Hello,
Earlier I had a problem ( already solved, thanks to the help of Brian Bushnell and Genomax), in which my index reads were not supply in a separated file but in the fastq labels, like this example:
@GHAY-HISEQ2:5:2308:2003:1934#TTGCTGGA-ACCAACTG/1;1
NGCATGAACGGCTAAACGAGGGTCCAACTGTCTCTTATCT
+GHAY-HISEQ2:5:2308:2003:1934#TTGCTGGA-ACCAACTG/1;1
B[[aaeeeeeeeeeeeeeeeeeeeeeeeeeeeeeeeeeee
@GHAY-HISEQ2:5:2308:2551:1934#CCTGGATA-TGCTCGAC/1;1
NAGCTGGAATTACCGCGGCTGCTGGCACCAGACTTGCCCT
+GHAY-HISEQ2:5:2308:2551:1934#CCTGGATA-TGCTCGAC/1;1
B[[[aeeeeeeeeeeeeeeeeeeeeeeeeeeeeeeeeeee
With the aid of demuxbyname script from BBSuiteTools, I was able to demultiplex all reads with indexes containing no mismatch.
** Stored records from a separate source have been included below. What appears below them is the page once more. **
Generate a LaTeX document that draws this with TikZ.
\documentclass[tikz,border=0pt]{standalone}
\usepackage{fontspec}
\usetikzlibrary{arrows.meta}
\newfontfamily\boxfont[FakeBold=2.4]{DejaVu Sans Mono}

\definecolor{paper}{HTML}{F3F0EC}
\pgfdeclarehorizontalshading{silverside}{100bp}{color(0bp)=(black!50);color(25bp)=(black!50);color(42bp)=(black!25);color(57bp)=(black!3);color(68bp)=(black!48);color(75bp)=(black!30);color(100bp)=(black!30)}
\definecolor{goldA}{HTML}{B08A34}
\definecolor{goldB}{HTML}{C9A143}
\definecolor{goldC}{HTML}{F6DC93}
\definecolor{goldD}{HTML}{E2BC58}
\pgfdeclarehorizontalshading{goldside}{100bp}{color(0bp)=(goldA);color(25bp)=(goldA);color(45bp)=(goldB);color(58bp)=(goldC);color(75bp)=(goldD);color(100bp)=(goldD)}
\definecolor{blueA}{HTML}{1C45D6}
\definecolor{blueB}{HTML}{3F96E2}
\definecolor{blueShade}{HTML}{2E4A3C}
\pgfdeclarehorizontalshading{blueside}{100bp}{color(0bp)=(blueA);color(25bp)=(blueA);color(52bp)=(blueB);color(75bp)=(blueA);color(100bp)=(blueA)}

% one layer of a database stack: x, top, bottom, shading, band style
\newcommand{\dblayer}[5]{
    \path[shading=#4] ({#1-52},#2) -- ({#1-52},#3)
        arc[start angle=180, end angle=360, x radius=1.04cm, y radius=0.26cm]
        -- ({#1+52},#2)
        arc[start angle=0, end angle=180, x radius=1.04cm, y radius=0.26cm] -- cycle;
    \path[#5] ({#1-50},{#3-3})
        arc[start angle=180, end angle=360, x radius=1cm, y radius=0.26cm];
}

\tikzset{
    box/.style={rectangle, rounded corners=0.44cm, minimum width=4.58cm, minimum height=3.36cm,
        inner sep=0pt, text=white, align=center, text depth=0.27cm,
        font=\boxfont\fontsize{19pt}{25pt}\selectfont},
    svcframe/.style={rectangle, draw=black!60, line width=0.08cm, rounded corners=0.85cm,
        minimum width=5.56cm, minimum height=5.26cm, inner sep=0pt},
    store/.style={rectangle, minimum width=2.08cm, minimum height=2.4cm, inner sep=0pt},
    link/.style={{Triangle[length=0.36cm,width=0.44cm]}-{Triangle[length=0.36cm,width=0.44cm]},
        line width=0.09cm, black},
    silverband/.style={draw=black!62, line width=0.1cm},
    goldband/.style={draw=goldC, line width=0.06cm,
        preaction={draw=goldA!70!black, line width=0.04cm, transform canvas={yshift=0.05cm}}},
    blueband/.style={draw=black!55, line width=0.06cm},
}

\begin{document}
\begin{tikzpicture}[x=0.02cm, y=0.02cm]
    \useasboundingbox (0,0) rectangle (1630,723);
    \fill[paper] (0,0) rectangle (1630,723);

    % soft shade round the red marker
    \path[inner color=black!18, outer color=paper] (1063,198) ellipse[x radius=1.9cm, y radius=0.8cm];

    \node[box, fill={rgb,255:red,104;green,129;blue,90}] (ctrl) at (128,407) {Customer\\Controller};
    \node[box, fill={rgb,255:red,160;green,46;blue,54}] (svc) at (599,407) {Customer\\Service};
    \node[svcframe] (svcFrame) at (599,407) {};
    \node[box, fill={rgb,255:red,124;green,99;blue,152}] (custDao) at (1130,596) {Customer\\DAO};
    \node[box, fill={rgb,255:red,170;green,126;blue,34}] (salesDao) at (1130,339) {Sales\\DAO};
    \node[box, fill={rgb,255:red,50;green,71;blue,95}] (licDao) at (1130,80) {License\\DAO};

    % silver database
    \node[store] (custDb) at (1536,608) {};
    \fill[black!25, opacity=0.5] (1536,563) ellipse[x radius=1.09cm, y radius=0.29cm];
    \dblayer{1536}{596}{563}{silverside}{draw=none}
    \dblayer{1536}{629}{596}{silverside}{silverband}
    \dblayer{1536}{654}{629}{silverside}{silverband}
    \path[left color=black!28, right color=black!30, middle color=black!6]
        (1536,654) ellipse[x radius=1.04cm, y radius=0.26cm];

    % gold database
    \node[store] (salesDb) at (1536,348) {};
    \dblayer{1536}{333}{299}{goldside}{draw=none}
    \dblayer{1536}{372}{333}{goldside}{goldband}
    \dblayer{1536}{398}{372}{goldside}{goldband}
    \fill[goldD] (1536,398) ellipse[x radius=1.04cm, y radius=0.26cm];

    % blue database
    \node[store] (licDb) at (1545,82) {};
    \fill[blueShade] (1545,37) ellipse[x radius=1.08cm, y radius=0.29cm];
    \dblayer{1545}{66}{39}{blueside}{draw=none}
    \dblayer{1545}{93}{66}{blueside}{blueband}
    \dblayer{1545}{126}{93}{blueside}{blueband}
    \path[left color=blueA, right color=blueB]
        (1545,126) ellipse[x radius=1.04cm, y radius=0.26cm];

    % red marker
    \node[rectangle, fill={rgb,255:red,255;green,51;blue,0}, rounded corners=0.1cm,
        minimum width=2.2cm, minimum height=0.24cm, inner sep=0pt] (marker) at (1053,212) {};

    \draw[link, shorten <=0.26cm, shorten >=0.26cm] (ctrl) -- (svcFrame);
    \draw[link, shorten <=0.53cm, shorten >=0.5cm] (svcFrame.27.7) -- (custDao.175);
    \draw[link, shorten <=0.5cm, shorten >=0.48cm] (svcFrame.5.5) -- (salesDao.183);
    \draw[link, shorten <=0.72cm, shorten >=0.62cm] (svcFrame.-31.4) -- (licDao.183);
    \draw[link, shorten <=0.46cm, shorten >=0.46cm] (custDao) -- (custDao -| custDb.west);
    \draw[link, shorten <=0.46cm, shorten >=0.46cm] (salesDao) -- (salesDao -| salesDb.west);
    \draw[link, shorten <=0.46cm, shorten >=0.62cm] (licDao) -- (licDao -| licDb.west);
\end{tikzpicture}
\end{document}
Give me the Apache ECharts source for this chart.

I then got nearly 90 % of the reads using this approach, but I am thinking in how I could extract from the remaining 10%, reads with indexes containing up to 1 mismatch.
Do anyone know some method for doing this?
Thanks for your comment. I was aware that I would not get all 10%, but I was hopping to recover ~3% from it. Indeed, it seems to me a good idea to look the number and kind of tags are present in the undertermined file.
Contrary to what I thought, most of the reads are crap:
So I think you are right. I will stay with the perfect matches. Thank you again!